Written by Abdi Latif Dahir
Representatives of the Ethiopian government and rebel forces in the country’s Tigray region arrived in South Africa on Monday for their first formal peace talks, a much-anticipated effort to resolve the almost two-year civil war that has ravaged Africa’s second-most-populous nation.
The mediation, led by the African Union, has new urgency because the conflict in Tigray has intensified, raising fears that the humanitarian crisis and widespread atrocities that have left thousands dead, millions displaced and hundreds of thousands hungry will only get worse.
The Ethiopian military and its Eritrean allies captured several major towns from Tigrayan forces in recent days, too, advancing toward the regional capital, Mekelle, and leaving Tigrayan leaders with a weaker hand in the delicate negotiations.
The talks have taken months to organize and were scheduled to start earlier this month but ran into logistical and organizational challenges — including a high degree of mistrust on both sides.
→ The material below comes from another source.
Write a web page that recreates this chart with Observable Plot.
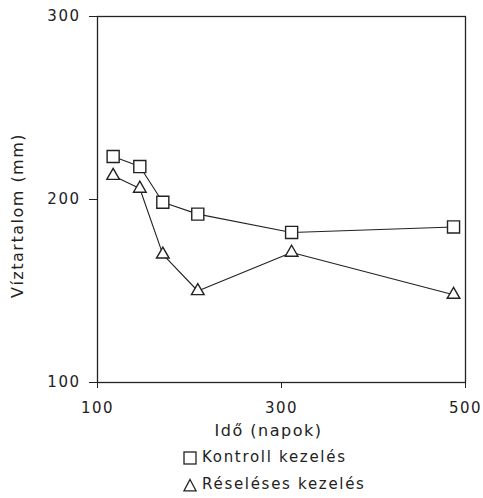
<!DOCTYPE html>
<html><head><meta charset="utf-8">
<script src="https://cdn.jsdelivr.net/npm/d3@7"></script>
<script src="https://cdn.jsdelivr.net/npm/@observablehq/plot@0.6"></script>
<style>
body{margin:0;background:#fff;font-family:"DejaVu Sans",sans-serif;color:#222}
#chart svg text{letter-spacing:1.5px}
#legend{margin-left:183px;font-size:15px;letter-spacing:1.7px;line-height:27px}
#legend div{display:flex;align-items:center;height:27px}
#legend svg{margin-right:5px;flex:none}
</style></head><body>
<div id="chart"></div>
<div id="legend"></div>
<script>
const days = [117, 146, 171, 209, 311, 487];
const kontroll = [223.5, 218, 198.5, 192, 182, 185];
const reseleses = [213, 206, 170, 150, 171, 148];
const seriesNames = ["Kontroll kezelés", "Réseléses kezelés"];
const xTicks = [100, 300, 500];
const yTicks = [100, 200, 300];
const xLabel = "Idő (napok)";
const yLabel = "Víztartalom (mm)";

const rowsK = days.map((d, i) => ({day: d, value: kontroll[i], series: seriesNames[0]}));
const rowsR = days.map((d, i) => ({day: d, value: reseleses[i], series: seriesNames[1]}));
const ink = "#222";

const chart = Plot.plot({
  width: 483, height: 444,
  marginTop: 16, marginLeft: 97, marginRight: 18, marginBottom: 62,
  style: {fontFamily: "DejaVu Sans", fontSize: "15px", color: ink, background: "white"},
  x: {domain: [100, 500]},
  y: {domain: [100, 300]},
  marks: [
    Plot.frame({stroke: ink, strokeWidth: 1.3}),
    Plot.axisX({ticks: xTicks, tickSize: 6, tickPadding: 14, label: null, stroke: ink, fontSize: 15}),
    Plot.axisY({ticks: yTicks, tickSize: 8, tickPadding: 9, label: null, stroke: ink, fontSize: 15}),
    Plot.line(rowsK, {x: "day", y: "value", stroke: ink, strokeWidth: 1.1}),
    Plot.line(rowsR, {x: "day", y: "value", stroke: ink, strokeWidth: 1.1}),
    Plot.dot(rowsK, {x: "day", y: "value", symbol: "square", r: 6.8, fill: "white", stroke: ink, strokeWidth: 1.4}),
    Plot.dot(rowsR, {x: "day", y: "value", symbol: "triangle", r: 4.7, fill: "white", stroke: ink, strokeWidth: 1.4}),
    Plot.text([xLabel], {frameAnchor: "bottom", dy: 48, dx: -13, fontSize: 16, fill: ink, textAnchor: "middle", lineAnchor: "middle"}),
    Plot.text([yLabel], {frameAnchor: "left", dx: -80, dy: 16, rotate: -90, fontSize: 16, fill: ink, textAnchor: "middle", lineAnchor: "middle"})
  ]
});
document.getElementById("chart").append(chart);

const legend = document.getElementById("legend");
const symbols = [
  '<svg width="14" height="14"><rect x="1" y="1" width="12" height="12" fill="none" stroke="#222" stroke-width="1.3"/></svg>',
  '<svg width="14" height="14"><path d="M7 1.5 L13 12.8 L1 12.8 Z" fill="none" stroke="#222" stroke-width="1.3"/></svg>'
];
seriesNames.forEach((name, i) => {
  const row = document.createElement("div");
  row.innerHTML = symbols[i];
  const span = document.createElement("span");
  span.textContent = name;
  row.append(span);
  legend.append(row);
});
</script>
</body></html>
The negotiations are now set to begin Tuesday after the mediators finalized the framework for the talks Monday, according to a senior Western official with knowledge of the process.
The formal talks have drawn the attention of global leaders, who have urged the warring parties to seek a political resolution that would halt the indiscriminate killings, shelling and human rights violations that have surged anew since a five-month humanitarian truce was shattered in August.
“The situation in Ethiopia is spiraling out of control,” United Nations Secretary-General António Guterres warned in a speech last week. “We need the urgent resumption of talks towards an effective, lasting political settlement.”
The peacemaking efforts in South Africa are aimed at halting an internecine conflict that began in November 2020, when the Ethiopian government, led by Prime Minister Abiy Ahmed, and the Tigray People’s Liberation Front, a onetime rebel movement that had dominated the country’s politics for nearly three decades, began clashing in northern Ethiopia.
A new wave of violence followed the breakdown in August of a five-month cease-fire: Government airstrikes and artillery bombardment have killed civilians and aid workers, and a gush of hate speech and incitement to violence has spread through social media.
The peace talks between the Ethiopian government and the Tigrayans are being steered by a three-person team of negotiators: Former Nigerian President Olusegun Obasanjo; former South African Deputy President Phumzile Mlambo-Ngcuka; and Uhuru Kenyatta, who was until recently the president of Kenya.
The African Union, which convened the meeting, and the South African government, which is hosting it, have not provided any details about the format of the talks, how long they will last or where they will take place.
Tigrayan officials have remained wary of Obasanjo, whom they have accused of favoring Abiy, and his presence contributed to the delay in bringing both sides together.
The United States ferried Tigrayan officials out of the war zone aboard a U.S. military aircraft over the weekend, said a U.S. official who spoke on condition of anonymity to discuss operational matters. It was the latest of several secretive flights organized by the State Department since March that brought together representatives from both sides, as part of a wider international effort to kick-start formal peace talks. Mike Hammer, the U.S. envoy to the Horn of Africa region, convened a previous meeting in September at Camp Lemonnier, the U.S. military base in Djibouti, that unsuccessfully sought to broker a cessation of hostilities.
On Sunday, Secretary of State Antony Blinken said he spoke with both President William Ruto of Kenya and the South African foreign minister, Naledi Pandor, about the peace talks and how to ensure a successful outcome.
Tigrayan forces have said their pressing demands at the talks will be for an immediate cessation of hostilities, unhindered access to humanitarian aid and the withdrawal of Eritrean forces.
But their requests, along with the entire negotiation process, observers say, could be undermined by the escalating conflict and the vow by the government to take control of all federal facilities, including airports, in the Tigray region.
Ethiopian and Eritrean forces have retaken major towns like Adwa and Shire in recent days, raising the prospect, experts say, of a quick advance toward the region’s capital.
“Given their military momentum on the ground, the federal authorities may seek a surrender, with Tigray’s leaders pledging to end their armed resistance and substantially demobilize their forces,” said William Davison, senior Ethiopia analyst at the International Crisis Group. “But Tigray’s negotiators are highly unlikely to accept those sorts of terms as a way to end the fighting.”
The conflict in northern Ethiopia is raging even as ethnic massacres, internal fighting and disease outbreaks grip other parts of the country. The nation is also in the throes of its worst drought in decades, which has devastated crops, killed millions of livestock and left children malnourished.
Before the peace talks scheduled in South Africa, several political and religious leaders urged the warring sides to lay down their weapons and allay the suffering of the Ethiopian people.
“I follow the persistent situation of conflict in Ethiopia with trepidation,” Pope Francis said in a tweet. “May the efforts of the parties for dialogue lead to a genuine path of reconciliation.”